> _Given records_:
------------------------------------------------------------------------

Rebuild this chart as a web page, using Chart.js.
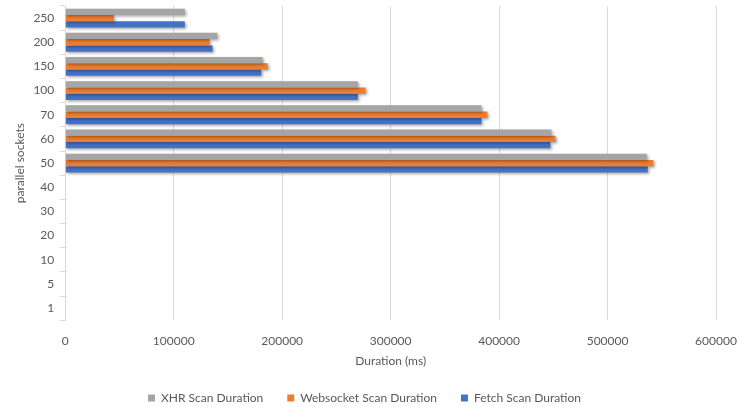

------------------------------------------------------------------------

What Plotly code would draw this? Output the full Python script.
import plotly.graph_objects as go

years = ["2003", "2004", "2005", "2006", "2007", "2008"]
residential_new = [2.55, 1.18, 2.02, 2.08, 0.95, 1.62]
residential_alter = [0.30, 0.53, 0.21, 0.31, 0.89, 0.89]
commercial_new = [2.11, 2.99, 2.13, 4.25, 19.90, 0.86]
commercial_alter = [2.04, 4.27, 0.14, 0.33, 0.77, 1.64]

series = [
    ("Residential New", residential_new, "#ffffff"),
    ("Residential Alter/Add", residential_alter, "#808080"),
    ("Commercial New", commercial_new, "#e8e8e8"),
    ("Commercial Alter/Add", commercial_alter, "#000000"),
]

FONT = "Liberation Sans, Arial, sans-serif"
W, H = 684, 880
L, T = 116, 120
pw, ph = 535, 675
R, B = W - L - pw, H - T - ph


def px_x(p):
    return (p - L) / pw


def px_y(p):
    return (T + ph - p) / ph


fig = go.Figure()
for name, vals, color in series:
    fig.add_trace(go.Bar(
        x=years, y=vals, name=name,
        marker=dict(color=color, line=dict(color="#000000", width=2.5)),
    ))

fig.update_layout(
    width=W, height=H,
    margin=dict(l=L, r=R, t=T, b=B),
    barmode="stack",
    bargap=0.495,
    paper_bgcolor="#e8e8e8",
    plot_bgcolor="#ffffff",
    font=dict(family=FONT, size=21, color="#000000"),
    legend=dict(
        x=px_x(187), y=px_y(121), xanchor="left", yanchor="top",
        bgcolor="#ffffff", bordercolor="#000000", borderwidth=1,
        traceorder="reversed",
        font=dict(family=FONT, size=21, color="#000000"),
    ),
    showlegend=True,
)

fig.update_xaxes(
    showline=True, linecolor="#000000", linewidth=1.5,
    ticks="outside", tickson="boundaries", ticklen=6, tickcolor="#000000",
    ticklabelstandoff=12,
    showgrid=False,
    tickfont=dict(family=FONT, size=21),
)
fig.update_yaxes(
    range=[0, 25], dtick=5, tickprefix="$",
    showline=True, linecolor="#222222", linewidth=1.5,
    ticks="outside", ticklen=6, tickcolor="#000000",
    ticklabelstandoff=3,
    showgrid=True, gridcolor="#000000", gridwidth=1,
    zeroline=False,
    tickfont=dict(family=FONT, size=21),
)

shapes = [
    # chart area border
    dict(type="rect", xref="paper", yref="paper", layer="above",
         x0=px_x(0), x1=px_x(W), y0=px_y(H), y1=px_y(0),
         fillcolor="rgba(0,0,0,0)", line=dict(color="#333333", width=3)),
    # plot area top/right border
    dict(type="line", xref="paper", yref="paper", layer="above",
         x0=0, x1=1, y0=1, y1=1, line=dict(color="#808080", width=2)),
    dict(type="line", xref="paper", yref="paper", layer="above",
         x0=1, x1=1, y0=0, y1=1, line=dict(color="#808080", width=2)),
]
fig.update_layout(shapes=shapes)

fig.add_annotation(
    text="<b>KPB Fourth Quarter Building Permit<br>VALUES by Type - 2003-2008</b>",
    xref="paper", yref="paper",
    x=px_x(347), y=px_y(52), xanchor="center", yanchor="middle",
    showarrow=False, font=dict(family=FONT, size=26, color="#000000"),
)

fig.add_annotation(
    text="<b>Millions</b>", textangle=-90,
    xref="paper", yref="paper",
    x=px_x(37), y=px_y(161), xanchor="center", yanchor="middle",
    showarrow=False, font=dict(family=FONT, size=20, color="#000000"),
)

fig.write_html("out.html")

------------------------------------------------------------------------

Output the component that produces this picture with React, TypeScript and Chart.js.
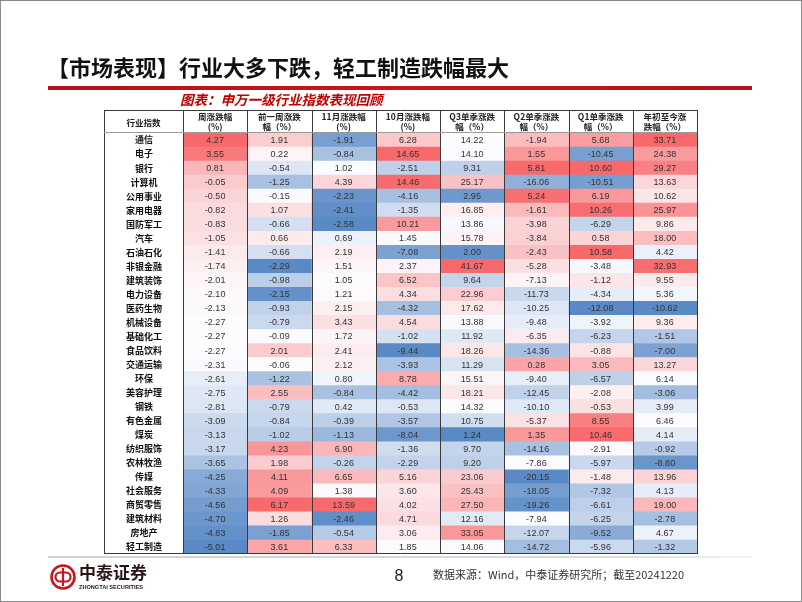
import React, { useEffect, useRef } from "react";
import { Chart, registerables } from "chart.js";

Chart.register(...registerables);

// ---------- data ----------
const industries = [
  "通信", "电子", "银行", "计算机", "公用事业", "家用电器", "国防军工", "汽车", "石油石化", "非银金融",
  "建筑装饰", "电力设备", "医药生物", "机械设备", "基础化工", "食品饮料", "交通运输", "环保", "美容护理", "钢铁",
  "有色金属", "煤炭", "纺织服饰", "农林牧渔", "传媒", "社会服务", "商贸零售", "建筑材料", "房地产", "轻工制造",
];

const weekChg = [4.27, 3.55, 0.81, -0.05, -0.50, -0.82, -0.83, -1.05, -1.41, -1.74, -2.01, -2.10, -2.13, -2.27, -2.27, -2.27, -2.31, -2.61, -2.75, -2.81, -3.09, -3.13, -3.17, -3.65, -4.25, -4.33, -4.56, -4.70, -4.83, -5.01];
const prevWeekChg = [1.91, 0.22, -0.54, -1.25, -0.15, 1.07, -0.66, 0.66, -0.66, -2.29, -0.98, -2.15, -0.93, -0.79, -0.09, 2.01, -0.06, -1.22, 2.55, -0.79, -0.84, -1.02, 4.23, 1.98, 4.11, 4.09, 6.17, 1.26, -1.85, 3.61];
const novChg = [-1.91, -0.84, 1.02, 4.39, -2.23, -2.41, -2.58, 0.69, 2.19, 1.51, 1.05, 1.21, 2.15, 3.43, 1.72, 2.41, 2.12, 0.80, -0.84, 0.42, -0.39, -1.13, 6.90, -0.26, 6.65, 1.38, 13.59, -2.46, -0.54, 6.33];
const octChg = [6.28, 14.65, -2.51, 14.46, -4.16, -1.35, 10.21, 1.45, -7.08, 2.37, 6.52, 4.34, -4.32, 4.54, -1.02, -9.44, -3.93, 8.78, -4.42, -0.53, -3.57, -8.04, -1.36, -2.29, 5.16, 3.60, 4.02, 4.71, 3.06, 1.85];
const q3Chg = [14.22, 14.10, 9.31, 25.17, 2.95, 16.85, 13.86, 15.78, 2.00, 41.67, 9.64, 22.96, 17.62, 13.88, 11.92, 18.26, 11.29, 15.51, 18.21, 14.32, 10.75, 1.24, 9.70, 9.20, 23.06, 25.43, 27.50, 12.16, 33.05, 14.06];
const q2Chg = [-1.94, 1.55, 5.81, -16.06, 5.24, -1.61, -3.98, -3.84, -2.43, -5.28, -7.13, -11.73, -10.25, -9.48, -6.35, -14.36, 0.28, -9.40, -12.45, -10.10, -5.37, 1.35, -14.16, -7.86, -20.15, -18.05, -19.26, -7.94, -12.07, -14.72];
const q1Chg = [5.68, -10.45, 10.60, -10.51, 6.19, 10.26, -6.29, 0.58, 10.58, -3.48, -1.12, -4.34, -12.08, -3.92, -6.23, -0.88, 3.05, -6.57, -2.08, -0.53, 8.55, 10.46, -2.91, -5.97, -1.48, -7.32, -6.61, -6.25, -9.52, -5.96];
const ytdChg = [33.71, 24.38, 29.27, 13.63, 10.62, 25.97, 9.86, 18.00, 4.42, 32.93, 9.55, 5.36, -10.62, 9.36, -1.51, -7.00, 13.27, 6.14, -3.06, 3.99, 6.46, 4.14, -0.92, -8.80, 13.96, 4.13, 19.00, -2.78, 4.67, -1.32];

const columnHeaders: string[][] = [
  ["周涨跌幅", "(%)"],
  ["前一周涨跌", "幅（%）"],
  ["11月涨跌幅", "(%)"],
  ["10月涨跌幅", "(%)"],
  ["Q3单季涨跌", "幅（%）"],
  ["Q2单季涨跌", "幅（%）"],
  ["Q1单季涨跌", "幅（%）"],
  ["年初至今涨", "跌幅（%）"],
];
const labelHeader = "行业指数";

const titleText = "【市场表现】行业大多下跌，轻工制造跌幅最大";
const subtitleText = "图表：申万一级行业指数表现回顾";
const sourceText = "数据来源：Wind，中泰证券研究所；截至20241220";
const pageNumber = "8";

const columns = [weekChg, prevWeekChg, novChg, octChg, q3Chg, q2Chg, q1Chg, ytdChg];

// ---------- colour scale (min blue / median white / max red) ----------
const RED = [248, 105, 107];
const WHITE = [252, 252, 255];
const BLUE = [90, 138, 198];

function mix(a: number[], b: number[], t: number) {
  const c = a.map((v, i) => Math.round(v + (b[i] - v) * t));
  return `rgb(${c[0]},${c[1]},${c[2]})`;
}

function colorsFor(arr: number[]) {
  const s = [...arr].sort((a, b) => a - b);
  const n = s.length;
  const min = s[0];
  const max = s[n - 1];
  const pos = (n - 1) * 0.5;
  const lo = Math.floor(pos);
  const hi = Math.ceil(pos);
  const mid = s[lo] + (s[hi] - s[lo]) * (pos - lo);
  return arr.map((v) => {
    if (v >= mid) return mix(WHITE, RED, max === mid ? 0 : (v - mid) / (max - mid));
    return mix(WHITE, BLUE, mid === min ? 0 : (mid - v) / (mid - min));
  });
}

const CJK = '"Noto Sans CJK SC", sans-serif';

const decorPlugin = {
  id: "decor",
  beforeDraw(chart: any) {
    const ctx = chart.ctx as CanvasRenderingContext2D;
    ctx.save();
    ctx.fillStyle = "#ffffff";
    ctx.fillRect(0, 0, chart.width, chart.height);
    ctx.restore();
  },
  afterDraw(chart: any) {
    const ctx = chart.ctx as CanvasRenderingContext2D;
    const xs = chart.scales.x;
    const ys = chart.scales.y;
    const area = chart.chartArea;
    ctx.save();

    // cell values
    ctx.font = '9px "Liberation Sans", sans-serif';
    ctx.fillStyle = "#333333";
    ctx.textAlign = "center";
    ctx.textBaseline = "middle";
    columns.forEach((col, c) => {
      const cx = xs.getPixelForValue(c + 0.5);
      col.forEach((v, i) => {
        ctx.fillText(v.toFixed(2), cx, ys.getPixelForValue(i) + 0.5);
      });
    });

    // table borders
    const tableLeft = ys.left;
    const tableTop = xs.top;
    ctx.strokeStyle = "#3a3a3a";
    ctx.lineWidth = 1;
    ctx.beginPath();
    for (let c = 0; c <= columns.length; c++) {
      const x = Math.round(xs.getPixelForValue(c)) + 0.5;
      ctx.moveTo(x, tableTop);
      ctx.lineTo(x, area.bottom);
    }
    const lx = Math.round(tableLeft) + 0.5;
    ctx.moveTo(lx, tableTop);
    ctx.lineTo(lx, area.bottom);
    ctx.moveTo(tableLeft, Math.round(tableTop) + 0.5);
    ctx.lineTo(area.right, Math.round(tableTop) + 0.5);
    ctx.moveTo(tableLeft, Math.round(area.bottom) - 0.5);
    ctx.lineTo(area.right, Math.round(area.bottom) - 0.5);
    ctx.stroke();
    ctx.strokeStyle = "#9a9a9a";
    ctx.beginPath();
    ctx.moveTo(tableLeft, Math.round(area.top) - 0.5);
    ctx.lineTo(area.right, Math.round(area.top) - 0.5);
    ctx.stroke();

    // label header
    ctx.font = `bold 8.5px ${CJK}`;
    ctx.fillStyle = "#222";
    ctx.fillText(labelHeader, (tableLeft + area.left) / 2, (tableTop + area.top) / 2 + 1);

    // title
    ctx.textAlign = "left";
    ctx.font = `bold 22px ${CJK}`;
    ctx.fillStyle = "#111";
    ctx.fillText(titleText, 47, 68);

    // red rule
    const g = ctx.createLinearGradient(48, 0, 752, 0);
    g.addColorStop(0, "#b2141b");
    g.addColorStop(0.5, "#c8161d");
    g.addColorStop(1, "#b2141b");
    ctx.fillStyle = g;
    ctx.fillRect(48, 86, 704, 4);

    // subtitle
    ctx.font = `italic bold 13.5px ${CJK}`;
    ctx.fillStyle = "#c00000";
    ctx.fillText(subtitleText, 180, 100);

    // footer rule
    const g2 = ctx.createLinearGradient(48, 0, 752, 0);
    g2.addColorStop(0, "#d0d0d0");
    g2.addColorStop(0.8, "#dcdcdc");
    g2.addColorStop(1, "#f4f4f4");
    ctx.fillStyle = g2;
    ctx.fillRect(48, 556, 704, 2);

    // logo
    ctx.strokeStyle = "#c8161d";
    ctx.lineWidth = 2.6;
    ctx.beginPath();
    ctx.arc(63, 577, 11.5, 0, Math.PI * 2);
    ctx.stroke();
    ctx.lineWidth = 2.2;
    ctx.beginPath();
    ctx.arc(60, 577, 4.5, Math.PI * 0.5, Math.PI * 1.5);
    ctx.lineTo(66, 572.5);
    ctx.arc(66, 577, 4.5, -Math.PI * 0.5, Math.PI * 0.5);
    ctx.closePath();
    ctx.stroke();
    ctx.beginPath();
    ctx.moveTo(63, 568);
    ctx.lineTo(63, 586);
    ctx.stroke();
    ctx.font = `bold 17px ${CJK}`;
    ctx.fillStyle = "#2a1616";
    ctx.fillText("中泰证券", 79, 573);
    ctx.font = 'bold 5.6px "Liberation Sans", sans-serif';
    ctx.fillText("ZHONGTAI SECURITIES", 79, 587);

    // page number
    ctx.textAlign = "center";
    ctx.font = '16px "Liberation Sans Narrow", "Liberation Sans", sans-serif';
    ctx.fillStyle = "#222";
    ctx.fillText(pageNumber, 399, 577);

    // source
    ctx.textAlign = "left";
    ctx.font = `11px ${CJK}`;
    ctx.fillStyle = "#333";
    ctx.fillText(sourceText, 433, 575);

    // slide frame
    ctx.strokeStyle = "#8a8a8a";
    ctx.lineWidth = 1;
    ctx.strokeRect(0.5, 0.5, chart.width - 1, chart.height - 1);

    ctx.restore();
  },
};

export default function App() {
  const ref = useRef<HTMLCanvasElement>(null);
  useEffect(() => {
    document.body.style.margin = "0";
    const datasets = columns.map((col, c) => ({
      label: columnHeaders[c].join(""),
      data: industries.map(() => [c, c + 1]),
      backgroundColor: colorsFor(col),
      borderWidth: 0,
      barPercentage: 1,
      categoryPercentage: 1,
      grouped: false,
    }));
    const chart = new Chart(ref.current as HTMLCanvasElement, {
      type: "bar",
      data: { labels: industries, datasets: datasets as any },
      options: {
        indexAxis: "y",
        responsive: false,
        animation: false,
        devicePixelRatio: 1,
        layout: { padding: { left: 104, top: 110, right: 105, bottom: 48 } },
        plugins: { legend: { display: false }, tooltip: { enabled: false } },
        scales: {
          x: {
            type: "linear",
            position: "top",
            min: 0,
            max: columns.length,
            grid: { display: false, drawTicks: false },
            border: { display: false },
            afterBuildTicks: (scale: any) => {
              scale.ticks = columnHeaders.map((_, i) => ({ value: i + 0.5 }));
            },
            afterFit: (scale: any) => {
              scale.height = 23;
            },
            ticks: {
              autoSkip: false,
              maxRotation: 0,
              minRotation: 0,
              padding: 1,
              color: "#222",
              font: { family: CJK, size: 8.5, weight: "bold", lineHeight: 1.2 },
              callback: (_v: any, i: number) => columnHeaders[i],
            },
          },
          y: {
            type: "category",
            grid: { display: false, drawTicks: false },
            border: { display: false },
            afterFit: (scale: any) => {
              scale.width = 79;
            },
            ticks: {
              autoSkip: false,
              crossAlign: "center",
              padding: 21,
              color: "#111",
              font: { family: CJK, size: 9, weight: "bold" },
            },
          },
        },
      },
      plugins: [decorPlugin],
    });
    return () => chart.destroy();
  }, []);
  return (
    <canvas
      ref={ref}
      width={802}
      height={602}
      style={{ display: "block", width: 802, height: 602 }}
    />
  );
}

------------------------------------------------------------------------

> _Brief_: For each line above that contains the word "Output", copy that line.

> _Exercise response_:
What Plotly code would draw this? Output the full Python script.
Output the component that produces this picture with React, TypeScript and Chart.js.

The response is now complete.